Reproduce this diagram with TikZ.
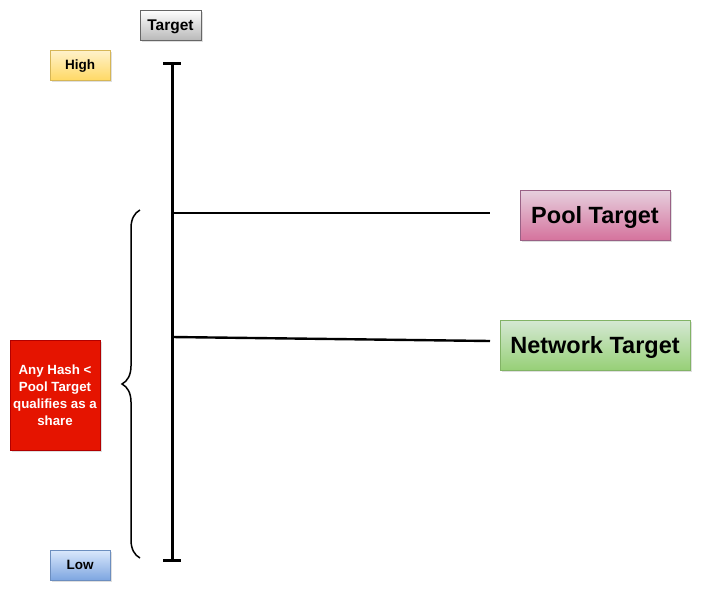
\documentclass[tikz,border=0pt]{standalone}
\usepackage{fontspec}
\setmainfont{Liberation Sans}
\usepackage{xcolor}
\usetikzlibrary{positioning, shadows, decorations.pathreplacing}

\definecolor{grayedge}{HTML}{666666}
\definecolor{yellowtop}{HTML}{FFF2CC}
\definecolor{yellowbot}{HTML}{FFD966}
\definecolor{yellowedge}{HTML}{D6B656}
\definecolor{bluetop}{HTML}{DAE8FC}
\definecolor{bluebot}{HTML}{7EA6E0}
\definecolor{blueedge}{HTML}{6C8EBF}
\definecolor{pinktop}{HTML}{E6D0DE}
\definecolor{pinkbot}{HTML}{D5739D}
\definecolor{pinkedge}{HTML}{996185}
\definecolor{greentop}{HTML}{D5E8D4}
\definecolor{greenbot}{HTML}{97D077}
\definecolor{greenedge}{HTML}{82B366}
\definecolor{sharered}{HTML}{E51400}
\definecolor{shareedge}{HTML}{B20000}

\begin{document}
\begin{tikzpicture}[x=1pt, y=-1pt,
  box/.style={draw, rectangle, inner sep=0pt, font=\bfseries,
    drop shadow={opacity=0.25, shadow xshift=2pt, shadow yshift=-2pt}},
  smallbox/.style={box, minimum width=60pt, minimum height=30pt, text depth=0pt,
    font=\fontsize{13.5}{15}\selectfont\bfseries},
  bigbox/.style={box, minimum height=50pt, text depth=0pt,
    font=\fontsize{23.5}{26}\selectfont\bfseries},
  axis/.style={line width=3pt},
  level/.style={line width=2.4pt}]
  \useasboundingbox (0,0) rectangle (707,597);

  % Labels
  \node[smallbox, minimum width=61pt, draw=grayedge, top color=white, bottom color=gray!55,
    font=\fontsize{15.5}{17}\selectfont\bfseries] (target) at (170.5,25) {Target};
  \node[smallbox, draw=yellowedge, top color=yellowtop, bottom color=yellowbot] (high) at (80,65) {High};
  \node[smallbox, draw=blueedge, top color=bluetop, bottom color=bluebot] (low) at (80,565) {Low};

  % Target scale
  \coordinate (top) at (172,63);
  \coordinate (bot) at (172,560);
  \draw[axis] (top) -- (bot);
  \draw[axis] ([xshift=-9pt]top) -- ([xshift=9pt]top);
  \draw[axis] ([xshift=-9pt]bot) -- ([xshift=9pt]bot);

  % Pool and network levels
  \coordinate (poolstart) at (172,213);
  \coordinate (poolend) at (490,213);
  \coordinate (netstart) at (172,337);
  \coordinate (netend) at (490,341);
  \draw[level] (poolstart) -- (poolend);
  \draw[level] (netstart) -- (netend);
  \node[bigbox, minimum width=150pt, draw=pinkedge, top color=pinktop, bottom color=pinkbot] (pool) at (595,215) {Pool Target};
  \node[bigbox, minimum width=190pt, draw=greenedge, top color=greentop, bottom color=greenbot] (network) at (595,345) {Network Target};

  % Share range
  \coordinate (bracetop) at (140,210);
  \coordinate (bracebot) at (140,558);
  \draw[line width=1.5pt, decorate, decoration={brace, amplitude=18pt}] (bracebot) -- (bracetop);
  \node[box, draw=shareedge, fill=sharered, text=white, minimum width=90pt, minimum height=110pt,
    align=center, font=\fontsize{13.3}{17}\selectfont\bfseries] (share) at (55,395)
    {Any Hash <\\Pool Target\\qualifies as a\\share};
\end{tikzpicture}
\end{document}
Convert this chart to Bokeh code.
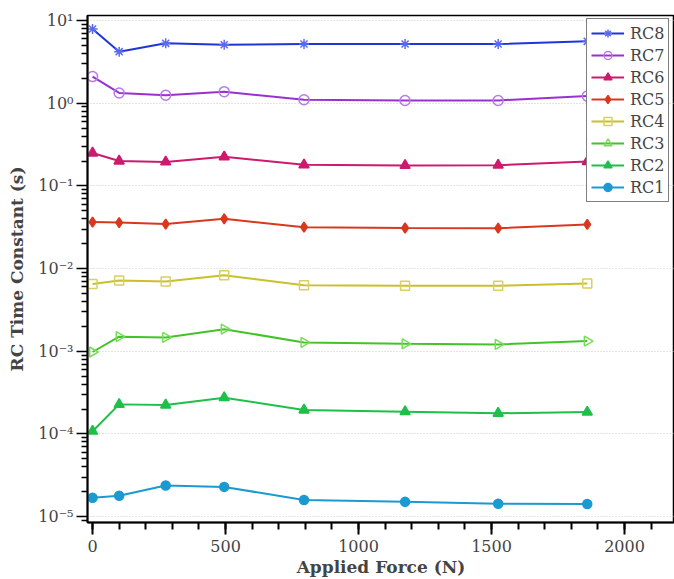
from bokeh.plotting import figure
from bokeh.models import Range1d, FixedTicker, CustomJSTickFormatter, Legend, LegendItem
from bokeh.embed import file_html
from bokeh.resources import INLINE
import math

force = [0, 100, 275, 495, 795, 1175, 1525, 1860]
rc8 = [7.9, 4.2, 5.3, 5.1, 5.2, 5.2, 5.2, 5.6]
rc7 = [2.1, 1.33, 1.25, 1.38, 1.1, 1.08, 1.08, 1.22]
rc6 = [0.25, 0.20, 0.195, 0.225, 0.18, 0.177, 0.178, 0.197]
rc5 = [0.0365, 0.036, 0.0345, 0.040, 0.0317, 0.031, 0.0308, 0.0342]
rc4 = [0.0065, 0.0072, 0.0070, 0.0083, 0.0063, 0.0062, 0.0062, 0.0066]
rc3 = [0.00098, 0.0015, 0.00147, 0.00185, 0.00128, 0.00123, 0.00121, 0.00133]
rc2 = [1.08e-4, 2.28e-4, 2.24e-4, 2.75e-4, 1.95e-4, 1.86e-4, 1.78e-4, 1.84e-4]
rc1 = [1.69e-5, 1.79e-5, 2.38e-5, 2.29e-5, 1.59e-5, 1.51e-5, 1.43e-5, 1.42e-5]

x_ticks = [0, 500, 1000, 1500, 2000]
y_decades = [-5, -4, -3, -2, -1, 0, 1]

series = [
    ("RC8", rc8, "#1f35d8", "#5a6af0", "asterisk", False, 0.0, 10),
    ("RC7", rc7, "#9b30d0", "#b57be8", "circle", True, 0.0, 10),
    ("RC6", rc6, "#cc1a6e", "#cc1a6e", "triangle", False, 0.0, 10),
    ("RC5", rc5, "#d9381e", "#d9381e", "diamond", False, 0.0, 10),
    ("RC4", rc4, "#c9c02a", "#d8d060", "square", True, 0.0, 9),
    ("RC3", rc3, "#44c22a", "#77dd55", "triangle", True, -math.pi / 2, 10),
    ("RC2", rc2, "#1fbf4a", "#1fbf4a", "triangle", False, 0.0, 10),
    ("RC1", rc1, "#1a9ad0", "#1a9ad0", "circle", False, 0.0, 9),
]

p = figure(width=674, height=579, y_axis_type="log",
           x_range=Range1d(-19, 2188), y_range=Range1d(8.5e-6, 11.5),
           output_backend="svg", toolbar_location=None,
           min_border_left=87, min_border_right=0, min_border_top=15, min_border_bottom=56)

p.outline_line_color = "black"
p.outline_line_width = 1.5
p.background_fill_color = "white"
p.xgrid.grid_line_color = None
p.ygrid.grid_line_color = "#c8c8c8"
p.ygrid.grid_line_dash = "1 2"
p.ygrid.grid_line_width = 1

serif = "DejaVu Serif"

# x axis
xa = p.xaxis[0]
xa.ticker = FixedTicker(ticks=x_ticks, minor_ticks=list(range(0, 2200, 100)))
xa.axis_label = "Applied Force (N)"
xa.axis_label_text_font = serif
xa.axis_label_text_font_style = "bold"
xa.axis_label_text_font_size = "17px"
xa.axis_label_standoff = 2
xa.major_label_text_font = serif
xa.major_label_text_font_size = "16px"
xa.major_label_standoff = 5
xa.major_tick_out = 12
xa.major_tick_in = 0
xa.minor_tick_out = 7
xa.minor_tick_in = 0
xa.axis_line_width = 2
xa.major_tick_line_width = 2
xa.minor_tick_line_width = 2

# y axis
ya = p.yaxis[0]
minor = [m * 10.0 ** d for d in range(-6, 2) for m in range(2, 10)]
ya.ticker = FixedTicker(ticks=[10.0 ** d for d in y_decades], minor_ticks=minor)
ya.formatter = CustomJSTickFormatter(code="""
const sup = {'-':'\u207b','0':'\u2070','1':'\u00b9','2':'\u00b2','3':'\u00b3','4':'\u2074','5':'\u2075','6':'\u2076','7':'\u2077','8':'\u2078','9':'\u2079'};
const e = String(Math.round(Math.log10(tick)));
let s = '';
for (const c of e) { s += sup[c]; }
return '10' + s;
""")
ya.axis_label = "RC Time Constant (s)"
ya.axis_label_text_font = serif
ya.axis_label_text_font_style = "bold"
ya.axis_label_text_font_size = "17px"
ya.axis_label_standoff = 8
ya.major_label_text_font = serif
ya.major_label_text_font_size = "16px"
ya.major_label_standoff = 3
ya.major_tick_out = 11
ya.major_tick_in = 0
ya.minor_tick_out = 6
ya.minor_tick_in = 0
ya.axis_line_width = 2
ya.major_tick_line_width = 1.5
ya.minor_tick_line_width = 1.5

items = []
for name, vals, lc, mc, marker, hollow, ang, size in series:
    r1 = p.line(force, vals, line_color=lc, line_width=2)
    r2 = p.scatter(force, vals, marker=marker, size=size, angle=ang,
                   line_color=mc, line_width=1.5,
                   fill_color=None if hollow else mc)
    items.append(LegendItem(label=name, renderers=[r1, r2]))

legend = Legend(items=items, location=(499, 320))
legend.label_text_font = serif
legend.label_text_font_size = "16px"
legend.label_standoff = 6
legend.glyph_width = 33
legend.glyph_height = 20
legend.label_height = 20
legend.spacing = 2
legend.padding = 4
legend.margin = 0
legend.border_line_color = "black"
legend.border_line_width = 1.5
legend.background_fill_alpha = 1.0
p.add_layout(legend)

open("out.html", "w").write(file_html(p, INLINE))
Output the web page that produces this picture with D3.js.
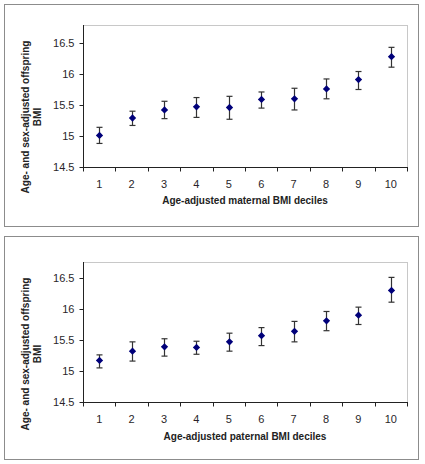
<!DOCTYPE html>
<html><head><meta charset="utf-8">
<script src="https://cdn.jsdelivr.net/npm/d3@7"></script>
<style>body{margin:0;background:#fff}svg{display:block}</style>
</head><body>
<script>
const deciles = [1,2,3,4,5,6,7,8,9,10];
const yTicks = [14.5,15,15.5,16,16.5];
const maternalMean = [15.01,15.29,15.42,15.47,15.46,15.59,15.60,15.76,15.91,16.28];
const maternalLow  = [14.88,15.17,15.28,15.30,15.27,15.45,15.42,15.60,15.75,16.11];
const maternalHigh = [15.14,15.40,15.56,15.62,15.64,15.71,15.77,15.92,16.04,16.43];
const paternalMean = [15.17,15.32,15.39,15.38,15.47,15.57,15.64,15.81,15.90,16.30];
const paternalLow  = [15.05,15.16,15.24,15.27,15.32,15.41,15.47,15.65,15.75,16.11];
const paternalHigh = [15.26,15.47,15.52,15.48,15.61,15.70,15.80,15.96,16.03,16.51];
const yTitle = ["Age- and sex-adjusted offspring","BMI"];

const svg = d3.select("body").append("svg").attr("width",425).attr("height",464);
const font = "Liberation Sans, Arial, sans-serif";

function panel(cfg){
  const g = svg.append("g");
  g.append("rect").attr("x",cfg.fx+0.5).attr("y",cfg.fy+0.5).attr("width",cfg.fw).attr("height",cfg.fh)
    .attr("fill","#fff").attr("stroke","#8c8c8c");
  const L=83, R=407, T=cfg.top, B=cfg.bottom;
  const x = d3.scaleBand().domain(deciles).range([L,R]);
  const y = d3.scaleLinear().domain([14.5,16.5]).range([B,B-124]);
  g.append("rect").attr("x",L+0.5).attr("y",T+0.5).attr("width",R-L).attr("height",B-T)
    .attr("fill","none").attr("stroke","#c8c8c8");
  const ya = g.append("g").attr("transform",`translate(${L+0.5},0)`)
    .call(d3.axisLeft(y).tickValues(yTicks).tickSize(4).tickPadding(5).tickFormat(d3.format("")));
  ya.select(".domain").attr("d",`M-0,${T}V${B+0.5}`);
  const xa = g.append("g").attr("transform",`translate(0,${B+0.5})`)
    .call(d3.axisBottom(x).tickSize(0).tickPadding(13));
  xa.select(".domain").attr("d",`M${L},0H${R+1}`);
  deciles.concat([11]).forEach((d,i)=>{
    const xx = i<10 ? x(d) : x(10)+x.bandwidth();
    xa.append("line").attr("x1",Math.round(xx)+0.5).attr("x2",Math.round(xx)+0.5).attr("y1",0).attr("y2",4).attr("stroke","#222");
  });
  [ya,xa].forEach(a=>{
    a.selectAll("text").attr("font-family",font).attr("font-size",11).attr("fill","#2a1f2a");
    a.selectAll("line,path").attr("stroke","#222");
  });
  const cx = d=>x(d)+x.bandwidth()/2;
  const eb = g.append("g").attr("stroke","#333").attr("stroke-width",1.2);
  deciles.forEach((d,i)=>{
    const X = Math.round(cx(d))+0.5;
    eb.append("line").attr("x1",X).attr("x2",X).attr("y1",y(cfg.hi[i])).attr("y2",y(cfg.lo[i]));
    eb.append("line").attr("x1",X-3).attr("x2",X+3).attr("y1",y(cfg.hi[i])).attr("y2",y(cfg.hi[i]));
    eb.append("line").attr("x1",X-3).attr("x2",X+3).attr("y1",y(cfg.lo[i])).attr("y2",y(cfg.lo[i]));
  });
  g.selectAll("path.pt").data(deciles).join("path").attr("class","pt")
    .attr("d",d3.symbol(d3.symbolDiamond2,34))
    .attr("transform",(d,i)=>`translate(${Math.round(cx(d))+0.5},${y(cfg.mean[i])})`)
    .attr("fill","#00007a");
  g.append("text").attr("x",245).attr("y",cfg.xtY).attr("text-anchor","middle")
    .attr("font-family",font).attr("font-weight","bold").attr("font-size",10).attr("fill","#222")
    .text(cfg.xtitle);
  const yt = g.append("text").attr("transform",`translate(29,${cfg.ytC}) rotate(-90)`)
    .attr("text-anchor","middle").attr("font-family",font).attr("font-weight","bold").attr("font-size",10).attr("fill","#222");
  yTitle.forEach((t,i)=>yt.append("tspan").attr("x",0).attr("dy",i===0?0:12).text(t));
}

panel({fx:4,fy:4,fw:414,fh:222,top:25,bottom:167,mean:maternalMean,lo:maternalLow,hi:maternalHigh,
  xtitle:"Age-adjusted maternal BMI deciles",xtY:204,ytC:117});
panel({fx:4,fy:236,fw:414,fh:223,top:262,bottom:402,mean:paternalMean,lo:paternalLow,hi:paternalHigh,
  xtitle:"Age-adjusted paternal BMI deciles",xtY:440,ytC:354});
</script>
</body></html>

WHAT THE TASK REQUIRES: Where a line contains the string "this", extract that line.

OUTPUT OF THE TASK:
Reproduce this diagram with TikZ.
Convert this chart to Bokeh code.
Output the web page that produces this picture with D3.js.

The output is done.